Obviously if he has no obvious reason to return then any visit visa will be difficult, but I still say apply for the visa that suits the purpose. Don't try to shoehorn him into one that seems easier to get. The ECOs can spot that in their sleep.
Connor posted:

He will finish his studies in May & was expecting/hoping to come to the UK & work. He really has no reason to return to the Thailand although i could find one no doubt. Plans are really to get him here & he can learn a trade/skill or maybe study further. Once established make his own mind up.

Main priority for us is to give him a better chance in life & we believe if he can get into life & work in the UK living with us that will certainly help.

You have obviously all given this a lot of thought, and if you all agree that his future lies in the UK with you and his mother then apply for a settlement visa for him.

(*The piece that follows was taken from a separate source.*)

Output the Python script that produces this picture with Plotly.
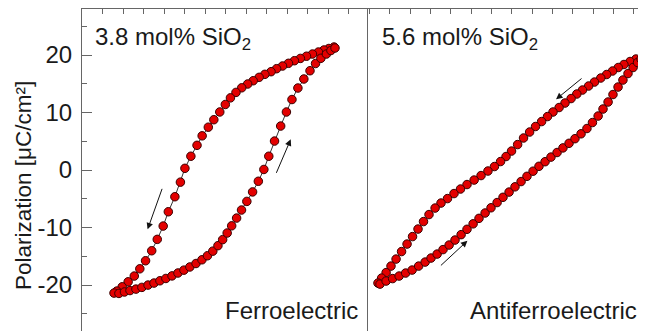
import plotly.graph_objects as go
from plotly.subplots import make_subplots

# ---------------- data (E: field, arbitrary tick units; P: µC/cm²) ----------------
fe_up_E = [5.27, 5.02, 4.78, 4.51, 4.22, 3.93, 3.63, 3.34, 3.05, 2.76, 2.47, 2.20, 1.90, 1.62,
           1.33, 1.06, 0.77, 0.49, 0.22, -0.03, -0.30, -0.59, -0.86, -1.16, -1.41, -1.71, -2.00,
           -2.22, -2.49, -2.81, -3.06, -3.35, -3.62, -3.92, -4.20, -4.47, -4.77, -5.06, -5.32, -5.46]
fe_up_P = [21.39, 21.13, 20.87, 20.52, 20.17, 19.79, 19.41, 19.01, 18.56, 18.09, 17.62, 17.10,
           16.64, 16.12, 15.53, 14.96, 14.30, 13.50, 12.55, 11.40, 10.10, 8.75, 7.45, 5.95, 4.30,
           2.40, 0.30, -2.10, -4.64, -7.25, -9.74, -12.05, -14.03, -15.77, -17.17, -18.43, -19.43,
           -20.30, -21.04, -21.39]
fe_lo_E = [-5.22, -4.95, -4.68, -4.39, -4.10, -3.80, -3.51, -3.22, -2.93, -2.63, -2.34, -2.05,
           -1.76, -1.46, -1.17, -0.90, -0.64, -0.39, -0.16, 0.06, 0.28, 0.52, 0.76, 1.02, 1.30,
           1.58, 1.85, 2.09, 2.37, 2.67, 2.95, 3.22, 3.51, 3.80, 4.10, 4.37, 4.63, 4.90, 5.12, 5.32]
fe_lo_P = [-21.45, -21.20, -20.95, -20.70, -20.40, -20.00, -19.65, -19.25, -18.85, -18.40,
           -17.90, -17.40, -16.85, -16.25, -15.60, -14.90, -14.10, -13.15, -12.10, -10.95,
           -9.70, -8.35, -6.95, -5.45, -3.80, -1.95, 0.10, 2.40, 5.04, 7.65, 10.09, 12.26,
           14.26, 15.83, 17.27, 18.52, 19.43, 20.17, 20.78, 21.22]

afe_up_E = [6.41, 6.11, 5.82, 5.52, 5.24, 4.96, 4.67, 4.38, 4.07, 3.78, 3.48, 3.20, 2.92, 2.62,
            2.33, 2.03, 1.76, 1.47, 1.17, 0.88, 0.58, 0.29, -0.01, -0.28, -0.55, -0.85, -1.17,
            -1.51, -1.85, -2.20, -2.52, -2.84, -3.16, -3.48, -3.77, -4.07, -4.34, -4.61, -4.88,
            -5.15, -5.42, -5.69, -5.94, -6.18, -6.40, -6.58]
afe_up_P = [19.57, 19.30, 18.87, 18.35, 17.83, 17.22, 16.61, 16.00, 15.30, 14.61, 13.91, 13.22,
            12.43, 11.65, 10.87, 10.09, 9.30, 8.43, 7.57, 6.61, 5.57, 4.43, 3.30, 2.35, 1.48,
            0.61, -0.17, -0.96, -1.74, -2.52, -3.30, -4.09, -4.96, -5.74, -6.61, -7.74, -8.96,
            -10.26, -11.57, -12.87, -14.17, -15.48, -16.70, -17.83, -18.78, -19.65]
afe_lo_E = [-6.48, -6.18, -5.86, -5.54, -5.22, -4.90, -4.58, -4.26, -3.97, -3.67, -3.38, -3.08,
            -2.79, -2.49, -2.20, -1.90, -1.61, -1.31, -1.02, -0.72, -0.43, -0.13, 0.16, 0.46,
            0.75, 1.05, 1.34, 1.64, 1.93, 2.23, 2.52, 2.82, 3.11, 3.41, 3.70, 3.97, 4.25, 4.49,
            4.74, 4.98, 5.23, 5.47, 5.72, 5.97, 6.19, 6.36]
afe_lo_P = [-19.83, -19.30, -18.87, -18.43, -17.91, -17.39, -16.70, -16.00, -15.30, -14.61,
            -13.83, -13.04, -12.17, -11.23, -10.30, -9.35, -8.40, -7.47, -6.56, -5.65, -4.74,
            -3.83, -2.92, -2.00, -1.09, -0.20, 0.65, 1.45, 2.25, 3.05, 3.85, 4.65, 5.45, 6.30,
            7.22, 8.26, 9.39, 10.61, 11.83, 13.13, 14.43, 15.65, 16.78, 17.83, 18.70, 19.30]

y_tick_vals = [-20, -10, 0, 10, 20]
y_tick_text = ["-20", "-10", "0", "10", "20"]
panel_titles = ["3.8 mol% SiO<sub>2</sub>", "5.6 mol% SiO<sub>2</sub>"]
panel_labels = ["Ferroelectric", "Antiferroelectric"]
y_title = "Polarization [μC/cm²]"

# arrows: (head E, head P, tail dx px, tail dy px)
arrows_left = [(-3.82, -10.31, 15, -42), (3.16, 5.34, -15, 35)]
arrows_right = [(2.18, 12.30, 27, -22), (-2.18, -12.30, -28, 26)]

# ---------------- figure ----------------
# The page body has an 8 px default margin, so the figure is laid out in page
# coordinates shifted by 8 px; the right/bottom edges run slightly past the window.
W, H = 644, 330
ML, MT, MR, MB = 74, 1, 0, 0
PW = W - ML - MR
PH = H - MT - MB
split = 0.5

fig = make_subplots(rows=1, cols=2, horizontal_spacing=0)

FONT = "Liberation Sans, Arial, sans-serif"
TXT = "#1a1a1a"
marker = dict(size=8.5, color="#e30000", line=dict(color="#3a0000", width=1))
line = dict(color="#333333", width=1)

for E, P, col in [(fe_up_E + fe_lo_E, fe_up_P + fe_lo_P, 1),
                  (afe_up_E + afe_lo_E, afe_up_P + afe_lo_P, 2)]:
    fig.add_trace(go.Scatter(x=E, y=P, mode="lines+markers", marker=marker, line=line,
                             showlegend=False, hoverinfo="skip"),
                  row=1, col=col)

axcol = "#666666"
yr = [-29.2, 28.0]

fig.update_layout(
    width=W, height=H,
    margin=dict(l=ML, r=MR, t=MT, b=MB, autoexpand=False),
    paper_bgcolor="white", plot_bgcolor="white",
    font=dict(family=FONT, color=TXT, size=24),
    xaxis=dict(domain=[0, split], range=[-7.02, 6.88], side="top", showline=True,
               linecolor=axcol, linewidth=1, ticks="inside", ticklen=5, tickcolor=axcol,
               dtick=1, tick0=0, showticklabels=False, showgrid=False, zeroline=False,
               mirror=False, automargin=False),
    xaxis2=dict(domain=[split, 1], range=[-7.12, 6.90], side="top", showline=True,
                linecolor=axcol, linewidth=1, ticks="inside", ticklen=5, tickcolor=axcol,
                dtick=1, tick0=0, showticklabels=False, showgrid=False, zeroline=False,
                mirror=False, automargin=False),
    yaxis=dict(range=yr, showline=True, linecolor=axcol, linewidth=1, mirror=True,
               ticks="inside", ticklen=10, tickcolor=axcol, tickvals=y_tick_vals,
               ticktext=y_tick_text, tickfont=dict(size=24, color=TXT),
               ticklabelstandoff=4, automargin=False,
               minor=dict(ticks="inside", ticklen=5, tickcolor=axcol, dtick=5, tick0=5,
                          showgrid=False),
               showgrid=False, zeroline=False),
    yaxis2=dict(range=yr, side="right", showline=True, linecolor=axcol, linewidth=1,
                ticks="inside", ticklen=10, tickcolor=axcol, tickvals=y_tick_vals,
                showticklabels=False, automargin=False,
                minor=dict(ticks="inside", ticklen=5, tickcolor=axcol, dtick=5, tick0=5,
                           showgrid=False),
                showgrid=False, zeroline=False),
)

# panel titles
for txt, xr, yrf, xx in [(panel_titles[0], "x domain", "y domain", 0.039),
                         (panel_titles[1], "x2 domain", "y2 domain", 0.046)]:
    fig.add_annotation(text=txt, xref=xr, yref=yrf, x=xx, y=0.965,
                       xanchor="left", yanchor="top", showarrow=False,
                       font=dict(size=24, color=TXT, family=FONT))

for txt, xr, yrf, xx in [(panel_labels[0], "x domain", "y domain", 0.975),
                         (panel_labels[1], "x2 domain", "y2 domain", 0.954)]:
    fig.add_annotation(text=txt, xref=xr, yref=yrf, x=xx, y=0.085,
                       xanchor="right", yanchor="middle", showarrow=False,
                       font=dict(size=24, color=TXT, family=FONT))

for (hx, hy, dx, dy) in arrows_left:
    fig.add_annotation(x=hx, y=hy, xref="x", yref="y", ax=dx, ay=dy, text="",
                       showarrow=True, arrowhead=2, arrowsize=1.3, arrowwidth=1,
                       arrowcolor="#111111")
for (hx, hy, dx, dy) in arrows_right:
    fig.add_annotation(x=hx, y=hy, xref="x2", yref="y2", ax=dx, ay=dy, text="",
                       showarrow=True, arrowhead=2, arrowsize=1.3, arrowwidth=1,
                       arrowcolor="#111111")

fig.add_annotation(text=y_title, xref="paper", yref="paper", x=(16 - ML) / PW,
                   y=(H - MB - 178) / PH, textangle=-90, showarrow=False,
                   xanchor="center", yanchor="middle",
                   font=dict(size=22.5, color=TXT, family=FONT))

fig.write_html("out.html")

A settlement visa is not a life sentence. If he decides he doesn't like it here and wants to return to Thailand he can always do so.

Posted (edited)
Plans are really to get him here & he can learn a trade/skill or maybe study further. Once established make his own mind up.

Main priority for us is to give him a better chance in life & we believe if he can get into life & work in the UK living with us that will certainly help.

Sounds like the normal thoughts of any loving family to me but I wonder if the ECO will think like that.

It would seem that your best route would still be with the settlement visa, if he cannot support himself in Thailand he has a better chance but you will have to argue that where he has been living is now no longer suitable.

If your wife does not have sole responsibility for him then his father will have to give permission. The notes here state "A child cannot normally go to live in the UK if one parent is living abroad, unless the parent in the UK has sole responsibility for the child, or if there are special reasons why the child should be allowed to join the parent in the UK."

Other than that, if he wants to study in UK and learn a trade with you he could apply as a student but remember once his studies have finished and he is over 18 he is unlikely to be able to get back to UK except as a visitor once he has established himself in Thailand, unless his skills and education qualify in their own right which is highly unlikely (or he gets himself an English wife!)